Se c’è una disposizione apparentemente insensata nel cosiddetto Decreto Salvini è l’articolo 13, che impedisce ai richiedenti asilo, provvisti di regolare permesso di soggiorno, di avere una residenza, e quindi di accedere al servizio sanitario nazionale e ad altri minimi diritti sociali. Ma è così insensata, soprattutto dal punto di vista di chi l’ha voluta e l’ha appoggiata, cioè Salvini e Di Maio?
Che questa norma, insieme all’altra sulla chiusura degli Sprar, getti letteralmente sul lastrico decine di migliaia di migranti e richiedenti asilo è fuori discussione.
Gli stranieri non possono curarsi, andare a scuola se sono minori, trovarsi un alloggio decente e così via.
Che la norma sia ampiamente incostituzionale, in quanto viola il principio della parità di chi risiede nel territorio nazionale è abbastanza evidente, come hanno riconosciuto persino sindaci di destra e del M5S (e ha stabilito due mesi fa una commissione del Consiglio superiore della magistratura).
Ma qualcuno pensa che Salvini si preoccupi di queste ricadute perverse, non solo per il destino di tanti esseri umani, ma anche per la giustizia e il funzionamento delle amministrazioni locali?
Quando promuove le sue leggi (dal Decreto sicurezza alla legittima difesa), Salvini sa quello che vuole: in primo luogo riattivare continuamente un’emergenza immigrazione che non esiste se non per i migranti, e quindi fare della criminalità l’oggetto ossessivo della paranoia pubblica.
Basterà, vedrete, che uno straniero commetta un’aggressione, perché questo ministro, presente sui social più che negli uffici del ministero, si metta a sbraitare contro i migranti ed eserciti il suo ruolo di demagogo-capo del governo.
Il caso di Di Maio è diverso e non ha a che fare con le strategie rozze ma efficaci di Salvini. Forse qualcuno spiegherà a Di Maio, prima o poi, che perseverando nel suo ruolo di appoggio servile a Salvini, il consenso del M5S si ridurrà a metà di quello della Lega…
In gioco, tuttavia, non ci sono solo strategie politico-elettorali, ma un sistema di gestione dei conflitti sociali che, pur nel quadro formale di una democrazia costituzionale, privilegia – in chiave totalitaria – l’odio sulla riflessione e l’illusione sula conoscenza della realtà.
Le strombazzate riforme del cambiamento del governo gialloverde (ma sarebbe ora di chiamarlo giallonero), flat tax e reddito di cittadinanza, si stanno rivelando poco più di fake news.

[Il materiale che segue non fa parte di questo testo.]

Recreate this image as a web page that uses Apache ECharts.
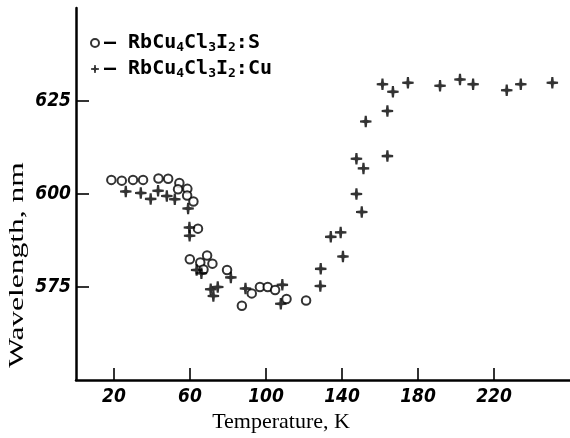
<!DOCTYPE html>
<html>
<head>
<meta charset="utf-8">
<script src="https://cdn.jsdelivr.net/npm/echarts@6/dist/echarts.min.js"></script>
<style>html,body{margin:0;padding:0;background:#fff;}#c{width:570px;height:438px;}</style>
</head>
<body>
<div id="c"></div>
<script>
// Temperature (K) vs wavelength (nm)
var seriesNames = ['RbCu4Cl3I2:S', 'RbCu4Cl3I2:Cu'];
var dataS = [
  [18.6,603.8],[24.1,603.6],[30.0,603.8],[35.3,603.8],[43.4,604.2],[48.5,604.1],
  [54.4,603.0],[53.7,601.3],[58.6,601.4],[58.5,599.6],[61.8,598.0],[64.2,590.7],
  [59.9,582.5],[65.4,581.6],[69.0,583.5],[71.8,581.3],[67.1,579.7],[79.5,579.6],
  [87.3,570.0],[92.5,573.3],[96.8,575.0],[100.9,575.0],[104.8,574.2],[110.8,571.8],
  [121.1,571.4]
];
var dataCu = [
  [26.2,600.7],[34.1,600.3],[39.3,598.7],[43.2,600.9],[47.8,599.5],[52.0,598.6],
  [59.0,596.1],[59.7,591.0],[59.8,588.8],[63.5,579.6],[66.0,578.7],[70.9,574.4],
  [72.3,572.6],[74.6,575.0],[81.5,577.6],[89.2,574.6],[108.6,575.6],[107.8,570.5],
  [128.6,575.3],[128.8,579.9],[134.1,588.5],[139.3,589.7],[140.5,583.2],[147.6,600.0],
  [150.4,595.2],[147.6,609.5],[151.3,606.9],[152.5,619.5],[163.9,622.3],[163.9,610.2],
  [161.3,629.5],[166.8,627.5],[174.7,629.9],[191.6,629.1],[202.1,630.8],[209.0,629.5],
  [226.7,627.9],[234.1,629.5],[250.7,629.9]
];
var xTicks = [20, 60, 100, 140, 180, 220];
var xTitle = 'Temperature, K';
var yTitle = 'Wavelength, nm';

var tickFont = "'Liberation Sans Narrow','DejaVu Sans Condensed','Liberation Sans',sans-serif";
var serifFont = "'Liberation Serif','DejaVu Serif',serif";
var plusPath = 'path://M4.1 0 L5.9 0 L6.3 3.7 L10 4.1 L10 5.9 L6.3 6.3 L5.9 10 L4.1 10 L3.7 6.3 L0 5.9 L0 4.1 L3.7 3.7 Z';

var chart = echarts.init(document.getElementById('c'), null, {renderer: 'canvas'});
chart.setOption({
  animation: false,
  backgroundColor: '#fff',
  grid: {left: 76, right: 0, top: 8, bottom: 54, containLabel: false},
  graphic: [{
    type: 'text', x: 17, y: 265, rotation: Math.PI / 2, scaleX: 1.5, scaleY: 1,
    style: {text: yTitle, font: "21px 'Liberation Serif','DejaVu Serif',serif", fill: '#000',
      textAlign: 'center', textVerticalAlign: 'middle'}
  }],
  legend: {
    orient: 'vertical', left: 85, top: 27, itemGap: 4,
    itemWidth: 8, itemHeight: 8,
    data: seriesNames,
    formatter: function (n) {
      return n === seriesNames[0]
        ? '– RbCu{s|4}Cl{s|3}I{s|2}:S'
        : '– RbCu{s|4}Cl{s|3}I{s|2}:Cu';
    },
    textStyle: {
      color: '#000', fontFamily: "'DejaVu Sans Mono',monospace", fontWeight: 'bold',
      fontSize: 20, lineHeight: 22,
      rich: {s: {fontFamily: "'DejaVu Sans Mono',monospace", fontWeight: 'bold', fontSize: 13, lineHeight: 13, verticalAlign: 'bottom', padding: [6,0,0,0]}}
    }
  },
  xAxis: {
    type: 'value', min: 0, max: 260,
    name: xTitle, nameLocation: 'middle', nameGap: 28,
    nameTextStyle: {color: '#000', fontFamily: serifFont, fontSize: 22, padding: [0, 84, 0, 0]},
    axisLine: {lineStyle: {color: '#000', width: 2.5}},
    axisTick: {inside: true, length: 12, customValues: xTicks, lineStyle: {color: '#000', width: 1.6}},
    axisLabel: {customValues: xTicks, color: '#000', fontFamily: tickFont, fontStyle: 'italic', fontWeight: 'bold', fontSize: 19, margin: 7},
    splitLine: {show: false}
  },
  yAxis: {
    type: 'value', min: 550, max: 650, interval: 25,
    axisLine: {show: true, lineStyle: {color: '#000', width: 2.5}},
    axisTick: {inside: true, length: 13, lineStyle: {color: '#000', width: 1.6}},
    axisLabel: {color: '#000', fontFamily: tickFont, fontStyle: 'italic', fontWeight: 'bold', fontSize: 19, margin: 5,
      showMinLabel: false, showMaxLabel: false},
    splitLine: {show: false}
  },
  series: [
    {
      name: seriesNames[0], type: 'scatter', data: dataS,
      symbol: 'circle', symbolSize: 8.5,
      itemStyle: {color: '#fff', borderColor: '#000', borderWidth: 2}
    },
    {
      name: seriesNames[1], type: 'scatter', data: dataCu,
      symbol: plusPath, symbolSize: 11.5,
      itemStyle: {color: '#000'}
    }
  ]
});
</script>
</body>
</html>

Nell’indifferenza generale, grillini e leghisti si sono impadroniti della Rai e attentano ai diritti dell’informazione con la legge sull’editoria. E soprattutto, creano un conflitto illusorio tra i supposti “diritti sociali”, che sarebbero difesi da loro, e i diritti “civili e borghesi” difesi dalle élite. Un versione caricaturale della realtà e una trappola ideologica in cui tanti elettori tradizionali della sinistra sono caduti quando hanno scelto di votare Lega e M5S.
La verità è che i diritti dei migranti sono semplicemente «umani», sono di tutti, e hanno a che fare con le condizioni minime di esistenza di una società civile.
Contestando il Decreto sicurezza, i sindaci di alcune tra le più grandi città d’Italia – altro che i quattro gatti di cui parla Salvini – li hanno riaffermati con forza.
Indipendentemente da come finirà il loro conflitto legale con questo ministro intimidatore, i sindaci hanno segnato un punto a favore della civiltà. E non è affatto detto che i metodi di Salvini, basati sulla manipolazione ela violenza verbale, non gli si ritorcano contro.